> **What you should do**
Give the data again exactly as written, skipping any pictures.

> **Data block**
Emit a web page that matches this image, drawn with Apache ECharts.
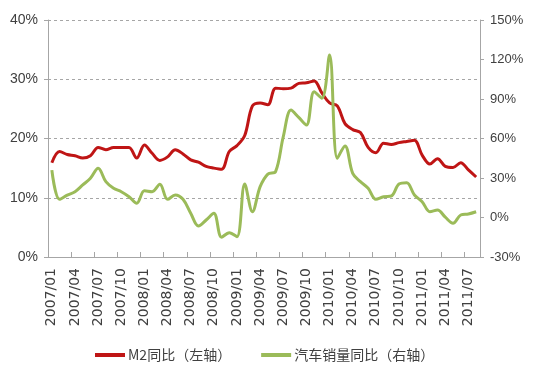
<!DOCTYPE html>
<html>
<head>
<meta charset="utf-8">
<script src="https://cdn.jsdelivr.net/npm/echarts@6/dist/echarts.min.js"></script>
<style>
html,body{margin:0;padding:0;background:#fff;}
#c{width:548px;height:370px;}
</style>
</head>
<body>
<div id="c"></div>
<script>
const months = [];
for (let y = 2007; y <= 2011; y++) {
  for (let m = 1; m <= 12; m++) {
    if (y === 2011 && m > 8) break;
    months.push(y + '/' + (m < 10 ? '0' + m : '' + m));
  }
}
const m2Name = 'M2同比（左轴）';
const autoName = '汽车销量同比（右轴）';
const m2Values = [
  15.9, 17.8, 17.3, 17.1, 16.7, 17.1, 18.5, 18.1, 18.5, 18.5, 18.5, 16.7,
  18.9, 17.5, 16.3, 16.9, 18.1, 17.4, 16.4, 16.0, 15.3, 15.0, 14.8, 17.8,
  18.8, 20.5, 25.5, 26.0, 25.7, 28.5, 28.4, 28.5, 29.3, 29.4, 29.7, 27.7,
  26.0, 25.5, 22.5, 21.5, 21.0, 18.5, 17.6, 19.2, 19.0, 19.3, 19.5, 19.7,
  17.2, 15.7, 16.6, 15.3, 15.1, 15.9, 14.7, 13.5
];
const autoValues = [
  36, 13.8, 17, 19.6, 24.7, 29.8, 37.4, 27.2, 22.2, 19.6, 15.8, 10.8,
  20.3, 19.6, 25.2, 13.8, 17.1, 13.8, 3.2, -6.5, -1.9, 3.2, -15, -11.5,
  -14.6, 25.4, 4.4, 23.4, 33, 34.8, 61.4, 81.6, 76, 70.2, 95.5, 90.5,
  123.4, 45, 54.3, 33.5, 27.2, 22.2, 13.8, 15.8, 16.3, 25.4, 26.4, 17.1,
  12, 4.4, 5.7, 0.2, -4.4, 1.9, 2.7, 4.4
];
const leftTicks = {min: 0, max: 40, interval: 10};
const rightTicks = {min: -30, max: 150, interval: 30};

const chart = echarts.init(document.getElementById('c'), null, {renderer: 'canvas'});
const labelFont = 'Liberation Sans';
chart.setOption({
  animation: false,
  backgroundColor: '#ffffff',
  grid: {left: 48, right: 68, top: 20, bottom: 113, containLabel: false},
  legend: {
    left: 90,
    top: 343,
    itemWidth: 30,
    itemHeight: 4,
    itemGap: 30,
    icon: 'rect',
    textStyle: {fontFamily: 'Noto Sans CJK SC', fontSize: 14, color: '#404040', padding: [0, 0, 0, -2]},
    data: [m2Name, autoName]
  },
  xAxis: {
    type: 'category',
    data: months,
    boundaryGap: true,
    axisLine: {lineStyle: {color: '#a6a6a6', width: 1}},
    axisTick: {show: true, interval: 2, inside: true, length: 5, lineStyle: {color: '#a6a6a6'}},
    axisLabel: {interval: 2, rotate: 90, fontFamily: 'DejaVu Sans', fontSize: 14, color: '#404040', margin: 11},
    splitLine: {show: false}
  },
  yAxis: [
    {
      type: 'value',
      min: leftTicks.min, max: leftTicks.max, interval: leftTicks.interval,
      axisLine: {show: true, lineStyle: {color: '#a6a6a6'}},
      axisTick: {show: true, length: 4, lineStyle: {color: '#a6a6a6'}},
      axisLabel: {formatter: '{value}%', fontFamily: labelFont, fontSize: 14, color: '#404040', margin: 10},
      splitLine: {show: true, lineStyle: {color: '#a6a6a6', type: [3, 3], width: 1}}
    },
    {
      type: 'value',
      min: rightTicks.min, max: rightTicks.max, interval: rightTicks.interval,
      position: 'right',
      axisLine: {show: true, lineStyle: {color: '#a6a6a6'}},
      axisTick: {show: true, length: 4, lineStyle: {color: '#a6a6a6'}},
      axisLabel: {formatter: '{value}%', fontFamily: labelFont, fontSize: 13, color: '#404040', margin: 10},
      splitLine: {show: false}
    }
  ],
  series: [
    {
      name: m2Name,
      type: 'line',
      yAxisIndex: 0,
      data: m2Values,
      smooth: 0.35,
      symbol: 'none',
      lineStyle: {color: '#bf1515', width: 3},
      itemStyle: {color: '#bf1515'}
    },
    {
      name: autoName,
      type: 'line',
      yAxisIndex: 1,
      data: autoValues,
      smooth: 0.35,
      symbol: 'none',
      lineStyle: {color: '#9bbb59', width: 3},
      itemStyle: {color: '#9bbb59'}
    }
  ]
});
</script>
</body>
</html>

> **Response to the task**
Emit a web page that matches this image, drawn with Apache ECharts.
<!DOCTYPE html>
<html>
<head>
<meta charset="utf-8">
<script src="https://cdn.jsdelivr.net/npm/echarts@6/dist/echarts.min.js"></script>
<style>
html,body{margin:0;padding:0;background:#fff;}
#c{width:548px;height:370px;}
</style>
</head>
<body>
<div id="c"></div>
<script>
const months = [];
for (let y = 2007; y <= 2011; y++) {
  for (let m = 1; m <= 12; m++) {
    if (y === 2011 && m > 8) break;
    months.push(y + '/' + (m < 10 ? '0' + m : '' + m));
  }
}
const m2Name = 'M2同比（左轴）';
const autoName = '汽车销量同比（右轴）';
const m2Values = [
  15.9, 17.8, 17.3, 17.1, 16.7, 17.1, 18.5, 18.1, 18.5, 18.5, 18.5, 16.7,
  18.9, 17.5, 16.3, 16.9, 18.1, 17.4, 16.4, 16.0, 15.3, 15.0, 14.8, 17.8,
  18.8, 20.5, 25.5, 26.0, 25.7, 28.5, 28.4, 28.5, 29.3, 29.4, 29.7, 27.7,
  26.0, 25.5, 22.5, 21.5, 21.0, 18.5, 17.6, 19.2, 19.0, 19.3, 19.5, 19.7,
  17.2, 15.7, 16.6, 15.3, 15.1, 15.9, 14.7, 13.5
];
const autoValues = [
  36, 13.8, 17, 19.6, 24.7, 29.8, 37.4, 27.2, 22.2, 19.6, 15.8, 10.8,
  20.3, 19.6, 25.2, 13.8, 17.1, 13.8, 3.2, -6.5, -1.9, 3.2, -15, -11.5,
  -14.6, 25.4, 4.4, 23.4, 33, 34.8, 61.4, 81.6, 76, 70.2, 95.5, 90.5,
  123.4, 45, 54.3, 33.5, 27.2, 22.2, 13.8, 15.8, 16.3, 25.4, 26.4, 17.1,
  12, 4.4, 5.7, 0.2, -4.4, 1.9, 2.7, 4.4
];
const leftTicks = {min: 0, max: 40, interval: 10};
const rightTicks = {min: -30, max: 150, interval: 30};

const chart = echarts.init(document.getElementById('c'), null, {renderer: 'canvas'});
const labelFont = 'Liberation Sans';
chart.setOption({
  animation: false,
  backgroundColor: '#ffffff',
  grid: {left: 48, right: 68, top: 20, bottom: 113, containLabel: false},
  legend: {
    left: 90,
    top: 343,
    itemWidth: 30,
    itemHeight: 4,
    itemGap: 30,
    icon: 'rect',
    textStyle: {fontFamily: 'Noto Sans CJK SC', fontSize: 14, color: '#404040', padding: [0, 0, 0, -2]},
    data: [m2Name, autoName]
  },
  xAxis: {
    type: 'category',
    data: months,
    boundaryGap: true,
    axisLine: {lineStyle: {color: '#a6a6a6', width: 1}},
    axisTick: {show: true, interval: 2, inside: true, length: 5, lineStyle: {color: '#a6a6a6'}},
    axisLabel: {interval: 2, rotate: 90, fontFamily: 'DejaVu Sans', fontSize: 14, color: '#404040', margin: 11},
    splitLine: {show: false}
  },
  yAxis: [
    {
      type: 'value',
      min: leftTicks.min, max: leftTicks.max, interval: leftTicks.interval,
      axisLine: {show: true, lineStyle: {color: '#a6a6a6'}},
      axisTick: {show: true, length: 4, lineStyle: {color: '#a6a6a6'}},
      axisLabel: {formatter: '{value}%', fontFamily: labelFont, fontSize: 14, color: '#404040', margin: 10},
      splitLine: {show: true, lineStyle: {color: '#a6a6a6', type: [3, 3], width: 1}}
    },
    {
      type: 'value',
      min: rightTicks.min, max: rightTicks.max, interval: rightTicks.interval,
      position: 'right',
      axisLine: {show: true, lineStyle: {color: '#a6a6a6'}},
      axisTick: {show: true, length: 4, lineStyle: {color: '#a6a6a6'}},
      axisLabel: {formatter: '{value}%', fontFamily: labelFont, fontSize: 13, color: '#404040', margin: 10},
      splitLine: {show: false}
    }
  ],
  series: [
    {
      name: m2Name,
      type: 'line',
      yAxisIndex: 0,
      data: m2Values,
      smooth: 0.35,
      symbol: 'none',
      lineStyle: {color: '#bf1515', width: 3},
      itemStyle: {color: '#bf1515'}
    },
    {
      name: autoName,
      type: 'line',
      yAxisIndex: 1,
      data: autoValues,
      smooth: 0.35,
      symbol: 'none',
      lineStyle: {color: '#9bbb59', width: 3},
      itemStyle: {color: '#9bbb59'}
    }
  ]
});
</script>
</body>
</html>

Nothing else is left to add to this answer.